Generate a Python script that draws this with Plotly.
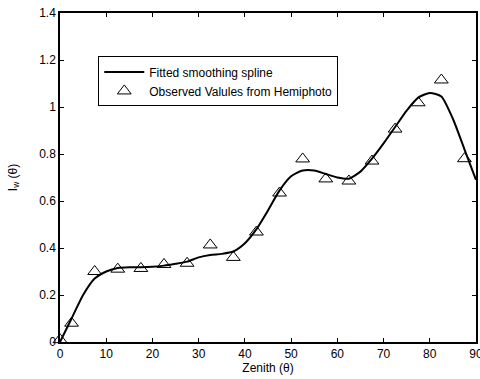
import plotly.graph_objects as go

# Observed leaf-area values by zenith angle (degrees)
obs_zenith = [0, 2.5, 7.5, 12.5, 17.5, 22.5, 27.5, 32.5, 37.5, 42.5,
              47.5, 52.5, 57.5, 62.5, 67.5, 72.5, 77.5, 82.5, 87.5]
obs_values = [0.01, 0.08, 0.30, 0.31, 0.313, 0.33, 0.335, 0.413, 0.36, 0.468,
              0.634, 0.779, 0.694, 0.685, 0.77, 0.906, 1.018, 1.115, 0.78]

# Fitted smoothing spline, sampled every 2.5 degrees
fit_zenith = [0, 2.5, 5, 7.5, 10, 12.5, 15, 17.5, 20, 22.5, 25, 27.5, 30,
              32.5, 35, 37.5, 40, 42.5, 45, 47.5, 50, 52.5, 55, 57.5, 60,
              62.5, 65, 67.5, 70, 72.5, 75, 77.5, 80, 82.5, 85, 87.5, 90]
fit_values = [0.0, 0.10, 0.20, 0.27, 0.30, 0.315, 0.318, 0.318, 0.32, 0.325,
              0.333, 0.342, 0.36, 0.37, 0.375, 0.385, 0.42, 0.48, 0.56, 0.645,
              0.705, 0.73, 0.73, 0.715, 0.70, 0.695, 0.725, 0.78, 0.845, 0.915,
              0.985, 1.04, 1.06, 1.045, 0.95, 0.82, 0.69]

x_ticks = [0, 10, 20, 30, 40, 50, 60, 70, 80, 90]
y_ticks = [0, 0.2, 0.4, 0.6, 0.8, 1.0, 1.2, 1.4]
y_tick_text = ["0", "0.2", "0.4", "0.6", "0.8", "1", "1.2", "1.4"]

font = dict(family="Liberation Sans, Arial, sans-serif", size=12, color="#000000")

fig = go.Figure()
fig.add_trace(go.Scatter(
    x=fit_zenith, y=fit_values, mode="lines", name="Fitted smoothing spline",
    line=dict(color="black", width=2, shape="spline", smoothing=0.6),
))
fig.add_trace(go.Scatter(
    x=obs_zenith, y=obs_values, mode="markers", name="Observed Valules from Hemiphoto",
    marker=dict(symbol="triangle-up-open", size=12, color="black", line=dict(width=1)),
    cliponaxis=False,
))

axis_common = dict(
    showgrid=False, zeroline=False, showline=True, linecolor="black", linewidth=1.5,
    mirror="ticks", ticks="inside", ticklen=4, tickcolor="black", tickwidth=1,
    tickfont=font, automargin=False, ticklabeloverflow="allow",
)

fig.update_layout(
    width=480, height=379,
    margin=dict(l=60, r=4, t=13, b=37),
    paper_bgcolor="white", plot_bgcolor="white",
    font=font,
    xaxis=dict(range=[0, 90], tickvals=x_ticks,
               title=dict(text="Zenith (θ)", font=font, standoff=2), **axis_common),
    yaxis=dict(range=[0, 1.4], tickvals=y_ticks, ticktext=y_tick_text,
               title=dict(text="I<sub>w</sub> (θ)", font=font, standoff=19), **axis_common),
    legend=dict(
        x=0.092, y=0.868, xanchor="left", yanchor="top",
        bgcolor="white", bordercolor="black", borderwidth=1,
        font=font, tracegroupgap=0, itemwidth=40,
    ),
    showlegend=True,
)

fig.write_html("out.html")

→ PROMPT
Exactly as they appear, print the lines of the listing above from its first line through the line that contains "import plotly.graph_objects as go", minus the pictures.

→ THE ANSWER
Generate a Python script that draws this with Plotly.
import plotly.graph_objects as go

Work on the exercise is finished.